-- Data segment start --
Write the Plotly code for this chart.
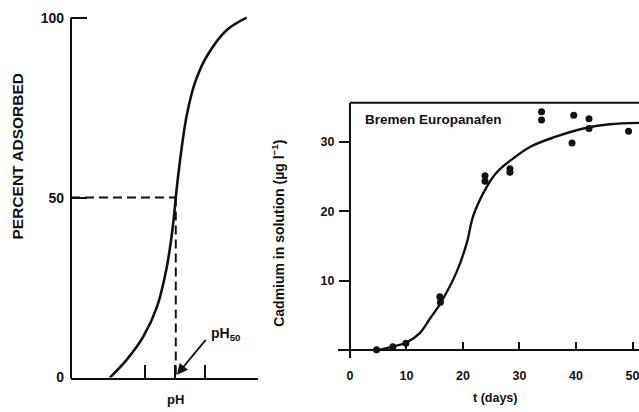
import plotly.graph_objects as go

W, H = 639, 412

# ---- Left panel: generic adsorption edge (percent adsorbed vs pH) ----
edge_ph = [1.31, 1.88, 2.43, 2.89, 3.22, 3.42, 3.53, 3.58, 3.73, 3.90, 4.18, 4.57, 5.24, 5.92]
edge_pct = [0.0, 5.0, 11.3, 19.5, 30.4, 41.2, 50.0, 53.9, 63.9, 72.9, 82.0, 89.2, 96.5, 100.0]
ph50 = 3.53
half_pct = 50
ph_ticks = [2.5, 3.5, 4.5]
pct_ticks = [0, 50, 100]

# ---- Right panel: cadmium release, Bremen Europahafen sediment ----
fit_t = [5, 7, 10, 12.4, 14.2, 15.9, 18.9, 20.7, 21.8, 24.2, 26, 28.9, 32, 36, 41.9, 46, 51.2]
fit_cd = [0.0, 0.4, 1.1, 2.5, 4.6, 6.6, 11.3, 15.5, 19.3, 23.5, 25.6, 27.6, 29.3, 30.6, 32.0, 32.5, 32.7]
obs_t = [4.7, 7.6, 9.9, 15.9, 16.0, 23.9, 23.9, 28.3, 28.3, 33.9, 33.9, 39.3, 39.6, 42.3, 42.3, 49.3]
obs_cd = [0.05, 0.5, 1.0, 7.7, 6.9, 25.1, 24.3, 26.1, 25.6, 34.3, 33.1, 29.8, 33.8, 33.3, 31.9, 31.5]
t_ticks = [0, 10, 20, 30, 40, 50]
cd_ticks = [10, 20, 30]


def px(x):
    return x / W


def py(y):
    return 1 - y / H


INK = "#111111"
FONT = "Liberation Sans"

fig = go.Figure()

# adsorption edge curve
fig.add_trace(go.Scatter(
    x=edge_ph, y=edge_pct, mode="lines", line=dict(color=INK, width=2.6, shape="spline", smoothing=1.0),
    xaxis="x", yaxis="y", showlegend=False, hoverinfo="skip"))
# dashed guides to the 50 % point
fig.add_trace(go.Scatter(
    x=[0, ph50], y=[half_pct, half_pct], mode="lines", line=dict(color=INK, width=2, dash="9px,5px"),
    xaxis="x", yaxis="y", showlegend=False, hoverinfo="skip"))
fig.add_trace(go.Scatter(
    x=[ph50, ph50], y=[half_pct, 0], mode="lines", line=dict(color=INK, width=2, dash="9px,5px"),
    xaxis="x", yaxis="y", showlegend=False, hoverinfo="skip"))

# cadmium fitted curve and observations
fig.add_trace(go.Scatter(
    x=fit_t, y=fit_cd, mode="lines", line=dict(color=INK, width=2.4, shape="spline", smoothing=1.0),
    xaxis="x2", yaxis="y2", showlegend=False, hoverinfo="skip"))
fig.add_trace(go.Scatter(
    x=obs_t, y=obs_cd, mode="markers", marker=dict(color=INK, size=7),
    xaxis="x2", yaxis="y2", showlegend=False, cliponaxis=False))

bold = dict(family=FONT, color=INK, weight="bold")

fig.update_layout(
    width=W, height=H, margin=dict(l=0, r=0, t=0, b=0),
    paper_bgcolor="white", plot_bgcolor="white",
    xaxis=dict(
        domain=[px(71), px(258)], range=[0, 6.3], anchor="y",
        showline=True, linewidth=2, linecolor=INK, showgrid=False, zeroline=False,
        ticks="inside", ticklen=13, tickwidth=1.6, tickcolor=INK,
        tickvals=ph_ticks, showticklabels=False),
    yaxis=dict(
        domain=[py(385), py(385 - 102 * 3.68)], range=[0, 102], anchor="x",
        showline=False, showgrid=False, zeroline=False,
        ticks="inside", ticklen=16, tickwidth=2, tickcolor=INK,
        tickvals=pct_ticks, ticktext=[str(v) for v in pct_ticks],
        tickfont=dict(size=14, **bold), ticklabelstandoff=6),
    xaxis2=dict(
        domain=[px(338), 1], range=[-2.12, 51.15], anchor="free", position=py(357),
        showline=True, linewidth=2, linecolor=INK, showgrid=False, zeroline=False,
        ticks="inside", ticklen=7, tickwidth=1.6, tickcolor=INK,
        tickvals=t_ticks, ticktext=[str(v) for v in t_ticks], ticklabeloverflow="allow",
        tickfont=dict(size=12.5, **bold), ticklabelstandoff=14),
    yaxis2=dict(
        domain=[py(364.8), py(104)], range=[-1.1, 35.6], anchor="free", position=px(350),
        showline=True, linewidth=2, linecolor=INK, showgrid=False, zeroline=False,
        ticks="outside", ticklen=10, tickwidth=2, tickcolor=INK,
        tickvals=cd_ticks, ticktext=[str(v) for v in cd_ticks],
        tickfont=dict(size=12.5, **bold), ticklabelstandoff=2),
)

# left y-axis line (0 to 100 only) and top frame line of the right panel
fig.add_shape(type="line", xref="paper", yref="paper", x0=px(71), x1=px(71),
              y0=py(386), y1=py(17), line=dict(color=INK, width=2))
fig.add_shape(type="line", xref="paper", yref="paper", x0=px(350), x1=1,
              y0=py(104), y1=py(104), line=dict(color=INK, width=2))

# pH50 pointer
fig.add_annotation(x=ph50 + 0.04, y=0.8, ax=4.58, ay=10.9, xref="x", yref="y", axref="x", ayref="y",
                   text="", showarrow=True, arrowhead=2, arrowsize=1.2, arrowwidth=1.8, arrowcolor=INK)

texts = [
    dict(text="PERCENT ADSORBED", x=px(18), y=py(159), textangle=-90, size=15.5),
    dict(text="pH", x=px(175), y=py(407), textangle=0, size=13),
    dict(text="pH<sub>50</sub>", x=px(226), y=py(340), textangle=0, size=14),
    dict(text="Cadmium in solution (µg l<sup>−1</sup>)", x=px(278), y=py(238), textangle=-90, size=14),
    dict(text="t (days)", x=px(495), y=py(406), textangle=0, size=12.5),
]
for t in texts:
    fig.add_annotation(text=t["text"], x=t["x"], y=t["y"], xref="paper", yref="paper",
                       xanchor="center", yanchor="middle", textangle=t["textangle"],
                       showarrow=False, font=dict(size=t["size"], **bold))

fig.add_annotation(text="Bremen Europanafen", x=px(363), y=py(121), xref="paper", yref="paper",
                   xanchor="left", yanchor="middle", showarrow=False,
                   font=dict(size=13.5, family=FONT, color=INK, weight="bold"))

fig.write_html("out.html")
-- Data segment end --
Exactly reproduce the run of lines from the start of the listing through the line with "pct_ticks = [0, 50, 100]", inclusive; pictures are not copied.

Reply to the exercise
Write the Plotly code for this chart.
import plotly.graph_objects as go

W, H = 639, 412

# ---- Left panel: generic adsorption edge (percent adsorbed vs pH) ----
edge_ph = [1.31, 1.88, 2.43, 2.89, 3.22, 3.42, 3.53, 3.58, 3.73, 3.90, 4.18, 4.57, 5.24, 5.92]
edge_pct = [0.0, 5.0, 11.3, 19.5, 30.4, 41.2, 50.0, 53.9, 63.9, 72.9, 82.0, 89.2, 96.5, 100.0]
ph50 = 3.53
half_pct = 50
ph_ticks = [2.5, 3.5, 4.5]
pct_ticks = [0, 50, 100]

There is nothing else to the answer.